- Ten-year 2.24% yield compares with 2.26% last Christmas Eve
- Bloomberg survey projects yield of 2.83% for end of 2016
For all the angst over where the world’s benchmark bond yield is going, its level on Christmas Eve is almost exactly the same as a year ago.
The U.S. 10-year Treasury yield closed Thursday at 2.24 percent, versus 2.26 percent on Dec. 24, 2014, having been in a range of about 86 basis points in 2015. Most forecasters at this time last year anticipated a faster pace of Federal Reserve tightening to send yields higher, with the average estimate at 3.08 percent. Instead, yields stayed low as inflation held in check.
There’s been about a “1.65 percent to 2.50 percent range, but it’s unchanged year-on-year -- I suppose it tells you how volatile the expectations were for Fed action during the year and the eventual liftoff we got this month,” said Owen Callan, a Dublin-based fixed-income strategist at Cantor Fitzgerald LP. “The question for 2016 is then where, or if, the market and the Fed both reach a consensus for where fed funds go over the next couple of years.”
The benchmark 10-year Treasury yield fell one basis point, or 0.01 percentage point, to 2.24 percent Thursday in an abbreviated trading session. The price of the 2.25 percent note due in November 2025 rose 3/32, or $0.94 per $1,000 face amount, to 100 2/32, according to Bloomberg Bond Trader prices. The yield was as low as 1.64 percent in January and as high as 2.50 percent in June, the data show.
The Treasury market is scheduled to shut Friday for Christmas, according to the Securities Industry and Financial Markets Association.

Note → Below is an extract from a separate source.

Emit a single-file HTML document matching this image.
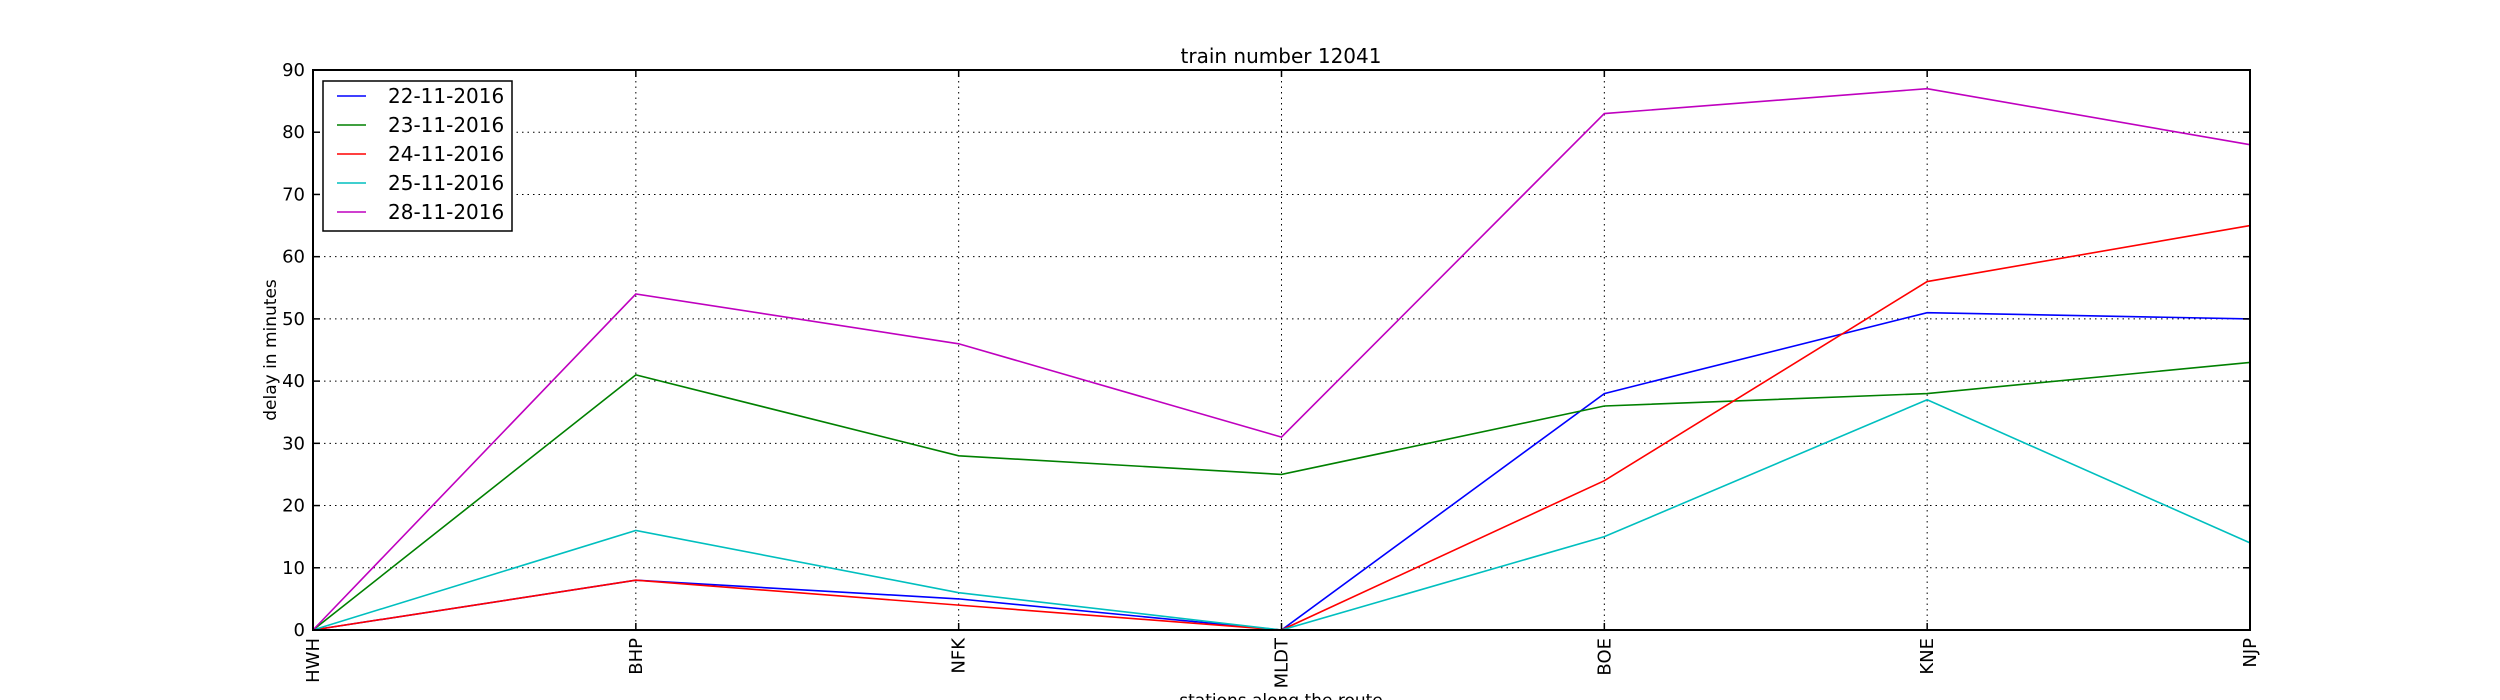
<!DOCTYPE html>
<html><head><meta charset="utf-8"><style>
html,body{margin:0;padding:0;background:#fff;}
svg{display:block;font-family:"DejaVu Sans","Liberation Sans",sans-serif;}
</style></head><body>
<svg id="chart" width="2500" height="700" viewBox="0 0 2500 700" xmlns="http://www.w3.org/2000/svg">
<rect width="2500" height="700" fill="#fff"/>
<g id="grid"></g>
<g id="series"></g>
<rect x="313" y="70" width="1937" height="560" fill="none" stroke="#000" stroke-width="2"/>
<g id="ticks"></g>
<text x="1281" y="63" font-size="20" text-anchor="middle">train number 12041</text>
<text transform="translate(276,350) rotate(-90)" font-size="17" text-anchor="middle">delay in minutes</text>
<text x="1281" y="706" font-size="17" text-anchor="middle">stations along the route</text>
<g id="legend"></g>
</svg>
<script>
const stations = ["HWH","BHP","NFK","MLDT","BOE","KNE","NJP"];
const seriesNames = ["22-11-2016","23-11-2016","24-11-2016","25-11-2016","28-11-2016"];
const s1 = [0,8,5,0,38,51,50];
const s2 = [0,41,28,25,36,38,43];
const s3 = [0,8,4,0,24,56,65];
const s4 = [0,16,6,0,15,37,14];
const s5 = [0,54,46,31,83,87,78];
const yTicks = [0,10,20,30,40,50,60,70,80,90];
const colors = ["#0000ff","#008000","#ff0000","#00bfbf","#bf00bf"];
const allSeries = [s1,s2,s3,s4,s5];
const NS="http://www.w3.org/2000/svg";
const L=313,R=2250,T=70,B=630,yMax=90;
function xs(i){return L+(R-L)*i/(stations.length-1);}
function ys(v){return B-(B-T)*v/yMax;}
function mk(tag,attrs,parent){const e=document.createElementNS(NS,tag);for(const k in attrs)e.setAttribute(k,attrs[k]);parent.appendChild(e);return e;}
const grid=document.getElementById('grid'),ticks=document.getElementById('ticks'),ser=document.getElementById('series'),leg=document.getElementById('legend');
yTicks.forEach(v=>{
  const y=ys(v);
  if(v>0&&v<yMax){const g=mk('line',{x1:L,x2:R,y1:y,y2:y,stroke:'#000','stroke-width':1,'stroke-dasharray':'1.5,4'},grid);
  
  }
  mk('line',{x1:L,x2:L+7,y1:y,y2:y,stroke:'#000','stroke-width':1.5},ticks);
  mk('line',{x1:R-7,x2:R,y1:y,y2:y,stroke:'#000','stroke-width':1.5},ticks);
  const t=mk('text',{x:L-8,y:y+6,'font-size':18,'text-anchor':'end'},ticks);
  t.textContent=v;
  
  
});
stations.forEach((s,i)=>{
  const x=xs(i);
  if(i>0&&i<stations.length-1){const g=mk('line',{x1:x,x2:x,y1:T,y2:B,stroke:'#000','stroke-width':1,'stroke-dasharray':'1.5,4'},grid);
  
  }
  mk('line',{x1:x,x2:x,y1:B,y2:B-7,stroke:'#000','stroke-width':1.5},ticks);
  mk('line',{x1:x,x2:x,y1:T,y2:T+7,stroke:'#000','stroke-width':1.5},ticks);
  const t=mk('text',{transform:`translate(${x+6},638) rotate(-90)`,'font-size':18,'text-anchor':'end'},ticks);
  t.textContent=s;
  
  
});
allSeries.forEach((d,k)=>{
  const p=mk('polyline',{points:d.map((v,i)=>xs(i)+','+ys(v)).join(' '),fill:'none',stroke:colors[k],'stroke-width':1.6},ser);
  
  
});
const lb=mk('rect',{x:323,y:81,width:189,height:150,fill:'#fff',stroke:'#000','stroke-width':1.5},leg);


seriesNames.forEach((n,k)=>{
  const y=96+k*29;
  const g=mk('g',{},leg);
  
  
  mk('line',{x1:337,x2:366,y1:y,y2:y,stroke:colors[k],'stroke-width':1.6},g);
  const t=mk('text',{x:388,y:y+7,'font-size':20},g);
  t.textContent=n;
});
</script>
</body></html>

It will also be closed in the U.K. Dec. 28 for the Boxing Day holiday.
U.S. government securities have returned 0.9 percent in 2015, versus 6.2 percent in 2014, based on the Bloomberg U.S. Treasury Bond Index.
The Fed raised its main interest rate last week for the first time in almost a decade, with a quarter-point increase. Filings for unemployment benefits in the U.S. decreased to a four-week low of 267,000 in the week ended Dec. 19, a Labor Department report showed Thursday. The central bank’s preferred inflation index was at 0.4 percent in November, a government report showed Wednesday. It has been below the Fed’s 2 percent target for more than three years.
In an echo of last Christmas, economists once again predict 10-year yields will rise in the next 12 months. The average forecast is for 2.83 percent by the end of 2016, meaning an investor who bought now would lose 2.2 percent after reinvested interest, data compiled by Bloomberg show.
If 2015 is any guide, they shouldn’t be too concerned. Treasuries may once again end up where they started.
“We rallied very sharply at the start of the year and then sold off as it became clear the Federal Reserve would lift interest rates,” said Peter Jolly, head of market research at National Australia Bank Ltd. in Sydney. For 2016, “perhaps yields can push a little lower early in the year, but ultimately I think they’re going to grind higher as it becomes apparent that the Fed is going to keep moving rates up.”